We believe that Utah has found that appropriate balance. The state’s reasonable restrictions allow social drinkers to obtain a beverage while discouraging over-consumption, drunk driving, and youth drinking. Lawmakers should defeat HB285, which would allow restaurants to remove partitions that separate customers from areas where drinks are prepared.
Utah enviably enjoys the lowest percentage of underage drinkers in the nation, at 21.5 percent, according to a Substance Abuse and Mental Health Services Administration report. Results from the same study show only 32 percent of Utah residents said that they drank alcohol within the last month, almost half of Wisconsin's 63.1 percent.
Based on a 2012 National Highways and Traffic Safety Administration report, Utah had by far the lowest percent of alcohol-impaired traffic fatalities: 16 percent. The next lowest state was Kansas, at 24 percent, while the national average was 31 percent of driving fatalities being attributed to alcohol-impairment.
One core aspect of Utah’s balanced regulation of alcohol centers on the distinction between a bar and a restaurant. As public health officials in other states, including California, are discovering, it is vital to maintain this distinction.
There are at least four things that a restaurant must do to maintain such status:
Restaurants must cater to everyone, including children, and not just drinkers. This rule limits the hours in which restaurants may serve alcoholic beverages.
Restaurants may not exceed a ratio of 30 percent sales of alcohol to 70 percent sales of food. This rule ensures that restaurants do not deliberately or unintentionally morph into bars, whose primary business is the sale of alcohol.
Restaurants must maintain separate areas for the preparation and storage of alcohol. As with the 70-30 rule on the sale of food-to-alcohol, this separate area ensures that restaurants do not slip into becoming bars, where alcohol is the main attraction.
Restaurants may serve alcohol in conjunction with a meal, provided that the patron intends to dine at the restaurant. This also helps to preserve the character of the establishment as a restaurant, and not as a bar.
Each of these provisions work together. It would be hard to maintain this balance while still changing one of these provisions.

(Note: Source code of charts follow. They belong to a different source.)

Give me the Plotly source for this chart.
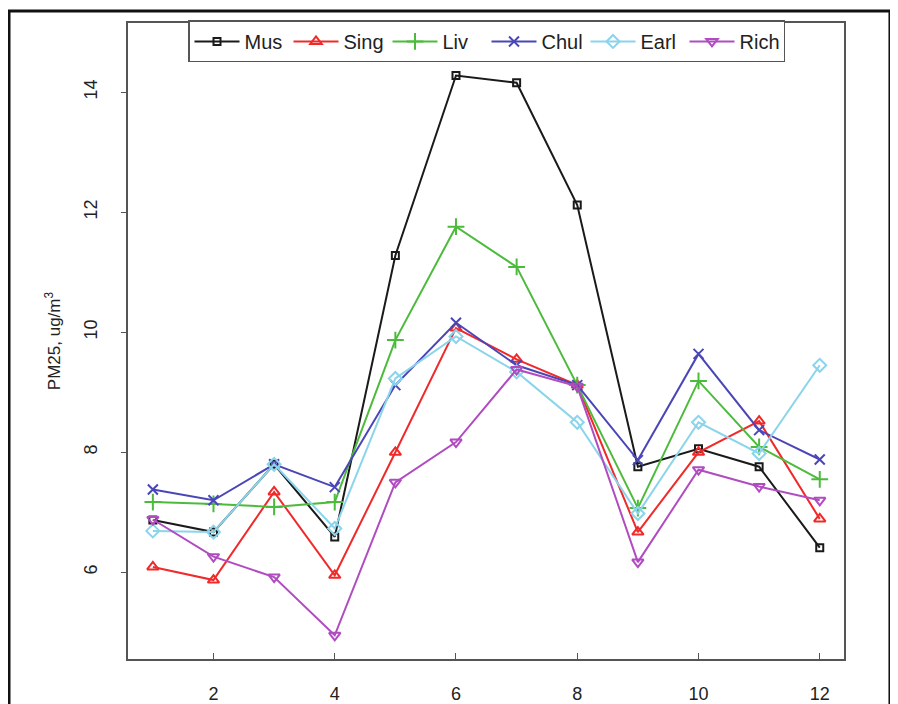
import plotly.graph_objects as go

months = [1, 2, 3, 4, 5, 6, 7, 8, 9, 10, 11, 12]

mus = [6.87, 6.67, 7.80, 6.59, 11.28, 14.28, 14.16, 12.12, 7.76, 8.06, 7.76, 6.41]
sing = [6.09, 5.87, 7.34, 5.95, 8.00, 10.07, 9.55, 9.12, 6.67, 8.00, 8.52, 6.89]
liv = [7.17, 7.14, 7.09, 7.17, 9.87, 11.76, 11.09, 9.12, 7.07, 9.19, 8.09, 7.55]
chul = [7.38, 7.20, 7.80, 7.42, 9.12, 10.16, 9.45, 9.12, 7.87, 9.64, 8.37, 7.88]
earl = [6.69, 6.67, 7.80, 6.73, 9.23, 9.93, 9.34, 8.50, 6.98, 8.50, 7.98, 9.45]
rich = [6.88, 6.26, 5.92, 4.95, 7.50, 8.17, 9.38, 9.10, 6.17, 7.71, 7.43, 7.20]

series = [
    ("Mus", mus, "#1a1a1a", "square-open", 7),
    ("Sing", sing, "#f02a2a", "triangle-up-open", 10),
    ("Liv", liv, "#4cbb3c", "cross-thin-open", 12),
    ("Chul", chul, "#4a46b8", "x-thin-open", 10),
    ("Earl", earl, "#8ad4ec", "diamond-open", 10),
    ("Rich", rich, "#b04cc0", "triangle-down-open", 10),
]

x_ticks = [2, 4, 6, 8, 10, 12]
y_ticks = [6, 8, 10, 12, 14]

fig = go.Figure()
for name, vals, color, sym, size in series:
    fig.add_trace(go.Scatter(
        x=months, y=vals, name=name, mode="lines+markers",
        line=dict(color=color, width=2),
        marker=dict(symbol=sym, size=size, color=color,
                    line=dict(color=color, width=2)),
    ))

font_family = "Liberation Sans, Arial, sans-serif"

# page body has an 8px margin: figure is sized/offset to compensate
fig.update_layout(
    width=890, height=696,
    margin=dict(l=120, r=54, t=15, b=45),
    paper_bgcolor="white", plot_bgcolor="white",
    font=dict(family=font_family, size=18, color="#222"),
    showlegend=True,
    legend=dict(
        orientation="h", x=0.0838, y=1.004, xanchor="left", yanchor="top",
        bordercolor="#555", borderwidth=1.5, bgcolor="white",
        font=dict(size=20, color="#222"),
        itemwidth=45,
        entrywidth=39, entrywidthmode="pixels",
    ),
    xaxis=dict(
        range=[0.59, 12.4], tickvals=x_ticks, ticks="inside", ticklen=6,
        tickcolor="#555", showgrid=False, zeroline=False, automargin=False,
        showline=True, linecolor="#555", linewidth=1.5, mirror=True,
        ticklabelstandoff=18, tickfont=dict(size=18),
    ),
    yaxis=dict(
        range=[4.555, 15.155], tickvals=y_ticks, ticks="outside", ticklen=5,
        tickcolor="#555", showgrid=False, zeroline=False, automargin=False,
        showline=True, linecolor="#555", linewidth=1.5, mirror=True,
        tickangle=-90, ticklabelstandoff=17, tickfont=dict(size=18),
        title=dict(text="PM25, ug/m<sup>3</sup>", standoff=16,
                   font=dict(size=17)),
    ),
    shapes=[dict(
        type="rect", xref="paper", yref="paper",
        x0=-0.1662, x1=1.0642, y0=-0.2, y1=1.0189,
        line=dict(color="#111", width=3), fillcolor="rgba(0,0,0,0)",
        layer="above",
    )],
)

fig.write_html("out.html")
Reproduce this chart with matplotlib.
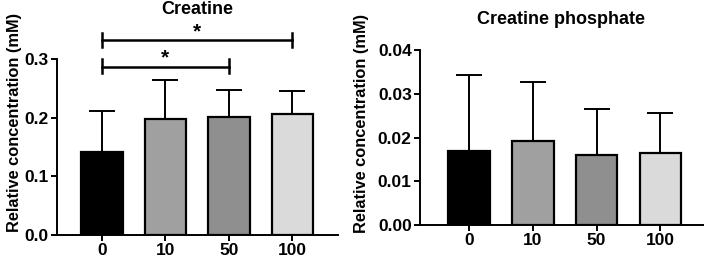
import numpy as np
import matplotlib
matplotlib.use("Agg")
import matplotlib.pyplot as plt

plt.rcParams['font.family'] = ['Liberation Sans', 'DejaVu Sans']
plt.rcParams['font.weight'] = 'bold'

groups = ["0", "10", "50", "100"]
colors = ["#000000", "#a0a0a0", "#8f8f8f", "#dadada"]

creatine = [0.142, 0.197, 0.201, 0.206]
creatine_sd = [0.069, 0.067, 0.047, 0.040]

cp = [0.0170, 0.0193, 0.0161, 0.0164]
cp_sd = [0.0173, 0.0135, 0.0104, 0.0091]

# significance pairs (index a, index b, y level)
sig_pairs = [(0, 2, 0.287), (0, 3, 0.332)]

W, H = 706, 261
fig = plt.figure(figsize=(W / 100, H / 100), dpi=100)


def panel(rect, vals, sds, ylim, yticks, fmt, title, xlim, title_y):
    ax = fig.add_axes(rect)
    x = np.arange(len(groups))
    ax.bar(x, vals, width=0.65, color=colors, edgecolor="black", linewidth=1.6, zorder=2)
    ax.errorbar(x, vals, yerr=[np.zeros(len(sds)), sds], fmt="none", ecolor="black",
                elinewidth=1.4, capsize=9.5, capthick=1.4, zorder=1)
    ax.set_xlim(*xlim)
    ax.set_ylim(*ylim)
    ax.set_yticks(yticks)
    ax.set_yticklabels([fmt.format(v) for v in yticks])
    ax.set_xticks(x)
    ax.set_xticklabels(groups)
    for s in ["top", "right"]:
        ax.spines[s].set_visible(False)
    for s in ["left", "bottom"]:
        ax.spines[s].set_linewidth(1.4)
    ax.tick_params(width=1.4, length=4, labelsize=12.5, pad=2)
    ax.set_ylabel("Relative concentration (mM)", fontsize=11.8, fontweight="bold")
    fig.text(rect[0] + rect[2] / 2, title_y, title, ha="center", va="center",
             fontsize=13, fontweight="bold")
    return ax


def fx(px):
    return px / W


def fy(px):
    return 1 - px / H


ax1 = panel([fx(57), fy(235), fx(338 - 57), (235 - 59) / H], creatine, creatine_sd,
            (0, 0.3), [0.0, 0.1, 0.2, 0.3], "{:.1f}", "Creatine", (-0.71, 3.72), fy(9))
ax1.yaxis.set_label_coords(-0.125, 0.64)

for a, b, y in sig_pairs:
    ax1.plot([a, b], [y, y], color="black", lw=1.8, clip_on=False)
    for xx in (a, b):
        ax1.plot([xx, xx], [y - 0.011, y + 0.013], color="black", lw=1.8, clip_on=False)
    ax1.text((a + b) / 2, y - 0.002, "*", ha="center", va="bottom", fontsize=15,
             fontweight="bold", clip_on=False)

ax2 = panel([fx(420), fy(225), fx(703 - 420), (225 - 50) / H], cp, cp_sd,
            (0, 0.04), [0.0, 0.01, 0.02, 0.03, 0.04], "{:.2f}", "Creatine phosphate",
            (-0.77, 3.67), fy(19))
ax2.yaxis.set_label_coords(-0.18, 0.58)

fig.savefig("out.png", dpi=100)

Alcohol control officials in other states are coping with this precise problem: how to deter restaurants from “morphing,” and behaving more like bars.
In a presentation last year at the 16th annual Alcohol Policy Conference in Arlington, Virginia, officials from California outlined these consequences: “morphing outlets over-serve and under-enforce to generate health, safety and community problems,” including a “large number of police calls for service – drunkenness, violence, sexual aggression; neighbor complaints regarding noise, parking, public disorder, fights and vandalism, property destruction; underage drinking; crowd problems in high-density entertainment zones; [and] impaired driving and alcohol-related injury.”
The very cause of this problem, the experts said, is that “traditional restaurants evolve into settings for drinking, dining and entertainment.” Indeed, the fact that they are restaurants allows them to be generally welcomed by cities and economic development officials. Bars face appropriately higher scrutiny.
Alcohol consumption imposes significant costs upon society. That’s why the Utah Legislature has a significant responsibility to seriously weigh the costs of any change. They should avoid tinkering with success. They should not allow restaurants to become bars.